Start of DATA SECTION
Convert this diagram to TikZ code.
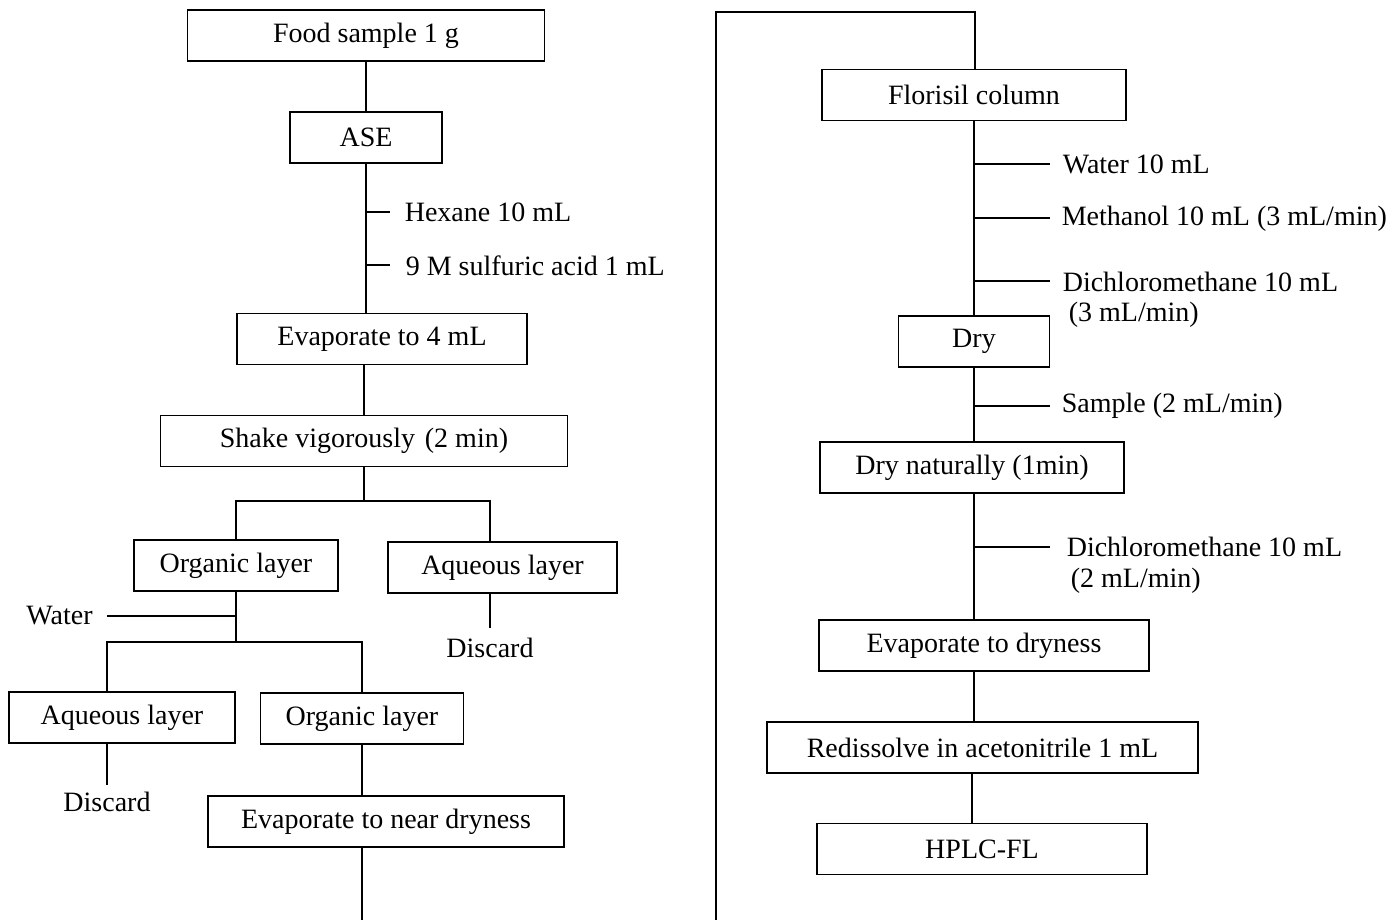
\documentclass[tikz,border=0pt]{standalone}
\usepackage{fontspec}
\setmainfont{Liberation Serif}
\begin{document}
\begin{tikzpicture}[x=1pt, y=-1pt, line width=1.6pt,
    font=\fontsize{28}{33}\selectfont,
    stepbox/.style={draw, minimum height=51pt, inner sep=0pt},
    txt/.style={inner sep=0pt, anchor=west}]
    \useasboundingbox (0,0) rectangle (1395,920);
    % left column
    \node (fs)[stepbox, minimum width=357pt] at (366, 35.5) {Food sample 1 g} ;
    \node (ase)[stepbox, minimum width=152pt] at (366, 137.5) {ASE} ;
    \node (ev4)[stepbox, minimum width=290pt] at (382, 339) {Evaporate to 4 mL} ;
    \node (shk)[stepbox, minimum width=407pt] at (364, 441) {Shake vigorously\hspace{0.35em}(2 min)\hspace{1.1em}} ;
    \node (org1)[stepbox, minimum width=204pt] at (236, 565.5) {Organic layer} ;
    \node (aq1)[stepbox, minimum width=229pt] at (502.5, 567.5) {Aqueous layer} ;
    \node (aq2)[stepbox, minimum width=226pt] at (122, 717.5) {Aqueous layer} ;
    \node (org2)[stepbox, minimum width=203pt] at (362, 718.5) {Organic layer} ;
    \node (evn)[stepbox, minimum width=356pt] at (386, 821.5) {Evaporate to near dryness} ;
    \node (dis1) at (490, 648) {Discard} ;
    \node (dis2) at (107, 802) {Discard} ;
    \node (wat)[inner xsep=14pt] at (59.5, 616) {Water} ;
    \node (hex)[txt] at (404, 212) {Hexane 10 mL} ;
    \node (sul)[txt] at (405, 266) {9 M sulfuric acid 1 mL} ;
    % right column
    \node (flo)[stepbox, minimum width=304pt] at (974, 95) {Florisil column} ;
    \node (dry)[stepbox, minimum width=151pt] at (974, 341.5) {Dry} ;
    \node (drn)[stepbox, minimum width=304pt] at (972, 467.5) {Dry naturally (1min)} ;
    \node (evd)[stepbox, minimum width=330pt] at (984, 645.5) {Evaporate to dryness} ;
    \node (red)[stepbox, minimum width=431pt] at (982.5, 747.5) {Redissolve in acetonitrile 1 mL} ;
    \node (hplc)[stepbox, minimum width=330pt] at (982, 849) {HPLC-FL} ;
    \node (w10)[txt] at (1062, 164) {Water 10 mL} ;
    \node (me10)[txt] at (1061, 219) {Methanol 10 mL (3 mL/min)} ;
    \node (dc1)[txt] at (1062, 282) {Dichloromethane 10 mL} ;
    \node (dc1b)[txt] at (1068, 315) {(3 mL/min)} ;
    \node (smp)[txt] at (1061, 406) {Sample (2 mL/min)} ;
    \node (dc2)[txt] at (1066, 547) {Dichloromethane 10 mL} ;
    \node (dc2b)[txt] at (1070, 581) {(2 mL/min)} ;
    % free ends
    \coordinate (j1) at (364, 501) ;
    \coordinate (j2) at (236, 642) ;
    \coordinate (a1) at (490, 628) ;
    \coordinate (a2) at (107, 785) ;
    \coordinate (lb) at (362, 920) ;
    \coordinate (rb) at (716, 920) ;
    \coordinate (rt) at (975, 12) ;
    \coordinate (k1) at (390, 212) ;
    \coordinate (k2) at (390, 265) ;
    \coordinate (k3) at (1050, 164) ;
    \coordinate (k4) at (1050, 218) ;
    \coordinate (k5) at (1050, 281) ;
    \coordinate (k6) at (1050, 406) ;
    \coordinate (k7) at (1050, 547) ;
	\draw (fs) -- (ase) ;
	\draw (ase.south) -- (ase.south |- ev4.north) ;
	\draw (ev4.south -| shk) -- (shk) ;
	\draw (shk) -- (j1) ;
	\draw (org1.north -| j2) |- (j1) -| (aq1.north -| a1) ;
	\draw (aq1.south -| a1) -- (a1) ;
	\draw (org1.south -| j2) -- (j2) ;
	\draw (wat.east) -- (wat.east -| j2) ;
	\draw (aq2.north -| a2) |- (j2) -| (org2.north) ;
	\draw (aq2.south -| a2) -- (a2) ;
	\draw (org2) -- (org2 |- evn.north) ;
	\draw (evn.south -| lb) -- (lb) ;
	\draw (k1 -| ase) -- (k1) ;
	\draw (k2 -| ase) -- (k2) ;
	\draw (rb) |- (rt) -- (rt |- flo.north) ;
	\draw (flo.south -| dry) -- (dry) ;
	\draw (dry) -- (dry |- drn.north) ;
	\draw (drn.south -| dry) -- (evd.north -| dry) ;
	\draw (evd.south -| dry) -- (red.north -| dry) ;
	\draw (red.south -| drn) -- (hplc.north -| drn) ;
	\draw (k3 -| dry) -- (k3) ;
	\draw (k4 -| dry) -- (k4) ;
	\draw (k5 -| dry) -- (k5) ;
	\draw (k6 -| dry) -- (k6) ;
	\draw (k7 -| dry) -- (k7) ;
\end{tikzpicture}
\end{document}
End of DATA SECTION
▶ THE REQUEST
Omit each picture, then return all of the listing exactly as it stands.

▶ WRITTEN RESPONSE
Convert this diagram to TikZ code.
\documentclass[tikz,border=0pt]{standalone}
\usepackage{fontspec}
\setmainfont{Liberation Serif}
\begin{document}
\begin{tikzpicture}[x=1pt, y=-1pt, line width=1.6pt,
    font=\fontsize{28}{33}\selectfont,
    stepbox/.style={draw, minimum height=51pt, inner sep=0pt},
    txt/.style={inner sep=0pt, anchor=west}]
    \useasboundingbox (0,0) rectangle (1395,920);
    % left column
    \node (fs)[stepbox, minimum width=357pt] at (366, 35.5) {Food sample 1 g} ;
    \node (ase)[stepbox, minimum width=152pt] at (366, 137.5) {ASE} ;
    \node (ev4)[stepbox, minimum width=290pt] at (382, 339) {Evaporate to 4 mL} ;
    \node (shk)[stepbox, minimum width=407pt] at (364, 441) {Shake vigorously\hspace{0.35em}(2 min)\hspace{1.1em}} ;
    \node (org1)[stepbox, minimum width=204pt] at (236, 565.5) {Organic layer} ;
    \node (aq1)[stepbox, minimum width=229pt] at (502.5, 567.5) {Aqueous layer} ;
    \node (aq2)[stepbox, minimum width=226pt] at (122, 717.5) {Aqueous layer} ;
    \node (org2)[stepbox, minimum width=203pt] at (362, 718.5) {Organic layer} ;
    \node (evn)[stepbox, minimum width=356pt] at (386, 821.5) {Evaporate to near dryness} ;
    \node (dis1) at (490, 648) {Discard} ;
    \node (dis2) at (107, 802) {Discard} ;
    \node (wat)[inner xsep=14pt] at (59.5, 616) {Water} ;
    \node (hex)[txt] at (404, 212) {Hexane 10 mL} ;
    \node (sul)[txt] at (405, 266) {9 M sulfuric acid 1 mL} ;
    % right column
    \node (flo)[stepbox, minimum width=304pt] at (974, 95) {Florisil column} ;
    \node (dry)[stepbox, minimum width=151pt] at (974, 341.5) {Dry} ;
    \node (drn)[stepbox, minimum width=304pt] at (972, 467.5) {Dry naturally (1min)} ;
    \node (evd)[stepbox, minimum width=330pt] at (984, 645.5) {Evaporate to dryness} ;
    \node (red)[stepbox, minimum width=431pt] at (982.5, 747.5) {Redissolve in acetonitrile 1 mL} ;
    \node (hplc)[stepbox, minimum width=330pt] at (982, 849) {HPLC-FL} ;
    \node (w10)[txt] at (1062, 164) {Water 10 mL} ;
    \node (me10)[txt] at (1061, 219) {Methanol 10 mL (3 mL/min)} ;
    \node (dc1)[txt] at (1062, 282) {Dichloromethane 10 mL} ;
    \node (dc1b)[txt] at (1068, 315) {(3 mL/min)} ;
    \node (smp)[txt] at (1061, 406) {Sample (2 mL/min)} ;
    \node (dc2)[txt] at (1066, 547) {Dichloromethane 10 mL} ;
    \node (dc2b)[txt] at (1070, 581) {(2 mL/min)} ;
    % free ends
    \coordinate (j1) at (364, 501) ;
    \coordinate (j2) at (236, 642) ;
    \coordinate (a1) at (490, 628) ;
    \coordinate (a2) at (107, 785) ;
    \coordinate (lb) at (362, 920) ;
    \coordinate (rb) at (716, 920) ;
    \coordinate (rt) at (975, 12) ;
    \coordinate (k1) at (390, 212) ;
    \coordinate (k2) at (390, 265) ;
    \coordinate (k3) at (1050, 164) ;
    \coordinate (k4) at (1050, 218) ;
    \coordinate (k5) at (1050, 281) ;
    \coordinate (k6) at (1050, 406) ;
    \coordinate (k7) at (1050, 547) ;
	\draw (fs) -- (ase) ;
	\draw (ase.south) -- (ase.south |- ev4.north) ;
	\draw (ev4.south -| shk) -- (shk) ;
	\draw (shk) -- (j1) ;
	\draw (org1.north -| j2) |- (j1) -| (aq1.north -| a1) ;
	\draw (aq1.south -| a1) -- (a1) ;
	\draw (org1.south -| j2) -- (j2) ;
	\draw (wat.east) -- (wat.east -| j2) ;
	\draw (aq2.north -| a2) |- (j2) -| (org2.north) ;
	\draw (aq2.south -| a2) -- (a2) ;
	\draw (org2) -- (org2 |- evn.north) ;
	\draw (evn.south -| lb) -- (lb) ;
	\draw (k1 -| ase) -- (k1) ;
	\draw (k2 -| ase) -- (k2) ;
	\draw (rb) |- (rt) -- (rt |- flo.north) ;
	\draw (flo.south -| dry) -- (dry) ;
	\draw (dry) -- (dry |- drn.north) ;
	\draw (drn.south -| dry) -- (evd.north -| dry) ;
	\draw (evd.south -| dry) -- (red.north -| dry) ;
	\draw (red.south -| drn) -- (hplc.north -| drn) ;
	\draw (k3 -| dry) -- (k3) ;
	\draw (k4 -| dry) -- (k4) ;
	\draw (k5 -| dry) -- (k5) ;
	\draw (k6 -| dry) -- (k6) ;
	\draw (k7 -| dry) -- (k7) ;
\end{tikzpicture}
\end{document}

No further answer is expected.